● AIM:
Locate the line bearing "Output the Python" in the material below, then reproduce it and each following line up to and including the line bearing "lear_dR = [0.53, 0.28, 0.31, 0.36, 0.26]".

● GIVEN RECORDS:
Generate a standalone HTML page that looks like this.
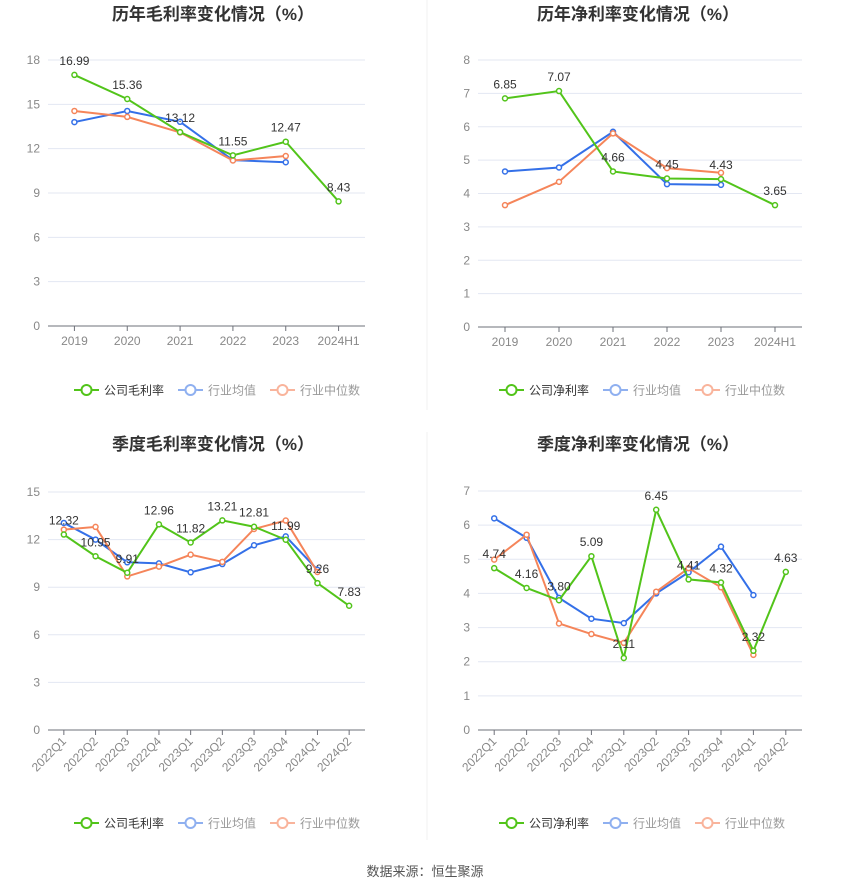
...
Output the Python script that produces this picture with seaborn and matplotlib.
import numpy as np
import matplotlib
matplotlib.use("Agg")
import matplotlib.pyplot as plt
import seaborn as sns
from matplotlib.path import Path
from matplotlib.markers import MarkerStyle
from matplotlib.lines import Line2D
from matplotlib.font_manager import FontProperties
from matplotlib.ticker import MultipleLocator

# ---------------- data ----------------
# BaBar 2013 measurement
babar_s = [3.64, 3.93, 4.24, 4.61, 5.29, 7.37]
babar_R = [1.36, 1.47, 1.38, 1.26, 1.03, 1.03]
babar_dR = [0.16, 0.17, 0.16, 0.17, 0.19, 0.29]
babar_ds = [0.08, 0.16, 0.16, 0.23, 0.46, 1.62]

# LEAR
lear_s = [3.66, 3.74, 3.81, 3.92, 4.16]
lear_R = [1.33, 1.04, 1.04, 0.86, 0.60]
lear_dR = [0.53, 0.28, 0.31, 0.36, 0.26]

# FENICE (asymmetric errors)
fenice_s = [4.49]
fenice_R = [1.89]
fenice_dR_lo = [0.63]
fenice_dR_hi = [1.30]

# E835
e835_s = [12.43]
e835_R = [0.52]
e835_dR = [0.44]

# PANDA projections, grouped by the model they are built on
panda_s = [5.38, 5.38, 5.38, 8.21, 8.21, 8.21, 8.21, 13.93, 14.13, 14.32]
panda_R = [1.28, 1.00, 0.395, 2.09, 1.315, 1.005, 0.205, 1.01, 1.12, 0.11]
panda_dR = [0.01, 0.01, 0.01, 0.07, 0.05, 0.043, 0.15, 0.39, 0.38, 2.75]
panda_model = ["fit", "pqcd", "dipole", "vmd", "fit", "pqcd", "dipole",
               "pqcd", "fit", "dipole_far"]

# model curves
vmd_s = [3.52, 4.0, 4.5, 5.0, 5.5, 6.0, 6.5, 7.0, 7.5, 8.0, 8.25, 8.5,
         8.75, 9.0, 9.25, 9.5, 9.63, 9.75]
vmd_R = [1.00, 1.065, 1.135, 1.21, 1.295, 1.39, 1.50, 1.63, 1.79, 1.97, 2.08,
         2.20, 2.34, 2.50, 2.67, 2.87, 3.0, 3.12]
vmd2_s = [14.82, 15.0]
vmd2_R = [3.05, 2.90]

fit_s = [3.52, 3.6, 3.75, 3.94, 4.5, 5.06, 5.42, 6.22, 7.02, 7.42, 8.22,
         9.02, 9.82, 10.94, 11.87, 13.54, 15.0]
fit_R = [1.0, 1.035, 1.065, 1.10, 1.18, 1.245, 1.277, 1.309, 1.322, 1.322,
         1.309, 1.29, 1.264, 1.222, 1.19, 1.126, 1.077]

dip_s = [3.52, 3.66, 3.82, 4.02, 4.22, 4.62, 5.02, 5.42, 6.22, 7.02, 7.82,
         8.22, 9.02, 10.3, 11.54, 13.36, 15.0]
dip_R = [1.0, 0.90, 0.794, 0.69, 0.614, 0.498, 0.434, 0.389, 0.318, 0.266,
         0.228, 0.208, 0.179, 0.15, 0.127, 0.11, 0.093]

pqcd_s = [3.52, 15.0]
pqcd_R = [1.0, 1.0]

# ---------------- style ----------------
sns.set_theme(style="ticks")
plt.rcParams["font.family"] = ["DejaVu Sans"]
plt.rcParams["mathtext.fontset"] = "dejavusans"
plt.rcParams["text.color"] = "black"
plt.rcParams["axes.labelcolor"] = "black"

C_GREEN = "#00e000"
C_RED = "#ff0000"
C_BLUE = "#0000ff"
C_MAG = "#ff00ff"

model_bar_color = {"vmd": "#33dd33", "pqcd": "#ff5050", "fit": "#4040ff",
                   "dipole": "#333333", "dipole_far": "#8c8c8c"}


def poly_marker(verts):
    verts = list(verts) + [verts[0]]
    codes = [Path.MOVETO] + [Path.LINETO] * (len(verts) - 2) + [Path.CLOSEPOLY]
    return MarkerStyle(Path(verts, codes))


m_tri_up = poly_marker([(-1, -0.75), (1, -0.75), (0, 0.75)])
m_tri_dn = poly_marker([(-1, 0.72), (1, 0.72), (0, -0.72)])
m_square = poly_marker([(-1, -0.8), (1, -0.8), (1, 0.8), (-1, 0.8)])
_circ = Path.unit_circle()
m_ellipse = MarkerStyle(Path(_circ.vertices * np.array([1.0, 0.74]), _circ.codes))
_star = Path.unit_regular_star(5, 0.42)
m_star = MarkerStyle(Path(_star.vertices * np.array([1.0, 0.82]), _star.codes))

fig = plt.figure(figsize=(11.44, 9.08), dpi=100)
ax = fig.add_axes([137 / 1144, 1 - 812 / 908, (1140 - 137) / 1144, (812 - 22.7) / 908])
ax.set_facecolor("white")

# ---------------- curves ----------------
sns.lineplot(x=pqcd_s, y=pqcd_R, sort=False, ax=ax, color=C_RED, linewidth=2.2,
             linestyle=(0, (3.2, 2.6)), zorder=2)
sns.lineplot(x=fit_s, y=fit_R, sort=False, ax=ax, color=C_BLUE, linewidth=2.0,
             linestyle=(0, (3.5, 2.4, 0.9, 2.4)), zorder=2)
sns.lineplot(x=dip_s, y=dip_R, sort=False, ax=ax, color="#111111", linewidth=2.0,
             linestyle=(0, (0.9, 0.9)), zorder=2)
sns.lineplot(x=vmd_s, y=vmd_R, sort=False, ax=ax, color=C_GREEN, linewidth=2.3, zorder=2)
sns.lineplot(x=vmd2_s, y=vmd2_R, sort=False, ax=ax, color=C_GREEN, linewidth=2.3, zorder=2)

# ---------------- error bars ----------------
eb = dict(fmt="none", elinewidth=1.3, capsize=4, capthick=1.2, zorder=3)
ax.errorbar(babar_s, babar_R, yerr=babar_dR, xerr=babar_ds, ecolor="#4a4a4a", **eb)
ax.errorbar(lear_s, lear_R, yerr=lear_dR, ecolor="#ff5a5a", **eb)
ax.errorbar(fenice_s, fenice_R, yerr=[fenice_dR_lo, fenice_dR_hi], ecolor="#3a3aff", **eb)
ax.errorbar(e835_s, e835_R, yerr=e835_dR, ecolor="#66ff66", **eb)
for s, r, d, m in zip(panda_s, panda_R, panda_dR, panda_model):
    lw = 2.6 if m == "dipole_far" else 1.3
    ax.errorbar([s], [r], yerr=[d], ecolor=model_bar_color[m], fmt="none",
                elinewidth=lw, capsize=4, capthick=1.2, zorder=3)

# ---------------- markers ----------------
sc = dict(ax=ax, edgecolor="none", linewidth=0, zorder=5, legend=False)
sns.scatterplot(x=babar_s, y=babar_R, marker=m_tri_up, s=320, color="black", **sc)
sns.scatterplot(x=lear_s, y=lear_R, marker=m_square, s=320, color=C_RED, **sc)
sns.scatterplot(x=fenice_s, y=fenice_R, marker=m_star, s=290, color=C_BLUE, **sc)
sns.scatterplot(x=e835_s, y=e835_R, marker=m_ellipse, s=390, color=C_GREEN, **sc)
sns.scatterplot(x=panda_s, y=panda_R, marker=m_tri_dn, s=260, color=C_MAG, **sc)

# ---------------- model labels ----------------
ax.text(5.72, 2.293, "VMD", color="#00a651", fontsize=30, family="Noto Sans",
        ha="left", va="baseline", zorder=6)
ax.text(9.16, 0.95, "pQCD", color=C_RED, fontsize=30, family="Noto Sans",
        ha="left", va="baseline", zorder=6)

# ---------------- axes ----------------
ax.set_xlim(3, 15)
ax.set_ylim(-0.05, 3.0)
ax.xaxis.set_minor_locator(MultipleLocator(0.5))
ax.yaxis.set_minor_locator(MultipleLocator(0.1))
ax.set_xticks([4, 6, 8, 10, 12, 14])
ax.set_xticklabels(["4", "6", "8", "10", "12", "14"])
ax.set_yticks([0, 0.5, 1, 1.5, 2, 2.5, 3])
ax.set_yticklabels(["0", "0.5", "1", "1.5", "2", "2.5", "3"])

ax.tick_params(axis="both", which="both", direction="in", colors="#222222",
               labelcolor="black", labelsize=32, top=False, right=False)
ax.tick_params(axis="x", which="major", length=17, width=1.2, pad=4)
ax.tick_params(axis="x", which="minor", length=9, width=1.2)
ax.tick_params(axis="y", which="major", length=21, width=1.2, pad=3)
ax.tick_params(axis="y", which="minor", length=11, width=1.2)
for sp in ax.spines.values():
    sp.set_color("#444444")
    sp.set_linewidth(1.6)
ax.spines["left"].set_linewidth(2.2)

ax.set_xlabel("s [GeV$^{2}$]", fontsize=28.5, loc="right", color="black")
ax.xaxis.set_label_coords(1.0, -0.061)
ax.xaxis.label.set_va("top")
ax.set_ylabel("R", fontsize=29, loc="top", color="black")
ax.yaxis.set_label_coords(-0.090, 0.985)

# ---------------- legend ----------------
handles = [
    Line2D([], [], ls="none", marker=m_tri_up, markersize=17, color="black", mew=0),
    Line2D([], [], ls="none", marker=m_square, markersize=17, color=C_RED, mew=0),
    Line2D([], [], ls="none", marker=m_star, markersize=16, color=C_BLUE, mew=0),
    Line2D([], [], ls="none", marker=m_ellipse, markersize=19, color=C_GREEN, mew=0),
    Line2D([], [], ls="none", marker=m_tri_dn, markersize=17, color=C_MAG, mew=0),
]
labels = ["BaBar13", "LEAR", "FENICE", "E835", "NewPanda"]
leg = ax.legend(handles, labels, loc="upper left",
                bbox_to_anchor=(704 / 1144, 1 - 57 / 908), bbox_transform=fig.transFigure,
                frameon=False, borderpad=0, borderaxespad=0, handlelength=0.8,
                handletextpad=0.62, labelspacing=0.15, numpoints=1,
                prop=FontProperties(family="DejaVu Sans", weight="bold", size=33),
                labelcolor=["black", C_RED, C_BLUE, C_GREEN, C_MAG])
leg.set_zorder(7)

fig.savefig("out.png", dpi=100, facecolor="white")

● REPLY:
Output the Python script that produces this picture with seaborn and matplotlib.
import numpy as np
import matplotlib
matplotlib.use("Agg")
import matplotlib.pyplot as plt
import seaborn as sns
from matplotlib.path import Path
from matplotlib.markers import MarkerStyle
from matplotlib.lines import Line2D
from matplotlib.font_manager import FontProperties
from matplotlib.ticker import MultipleLocator

# ---------------- data ----------------
# BaBar 2013 measurement
babar_s = [3.64, 3.93, 4.24, 4.61, 5.29, 7.37]
babar_R = [1.36, 1.47, 1.38, 1.26, 1.03, 1.03]
babar_dR = [0.16, 0.17, 0.16, 0.17, 0.19, 0.29]
babar_ds = [0.08, 0.16, 0.16, 0.23, 0.46, 1.62]

# LEAR
lear_s = [3.66, 3.74, 3.81, 3.92, 4.16]
lear_R = [1.33, 1.04, 1.04, 0.86, 0.60]
lear_dR = [0.53, 0.28, 0.31, 0.36, 0.26]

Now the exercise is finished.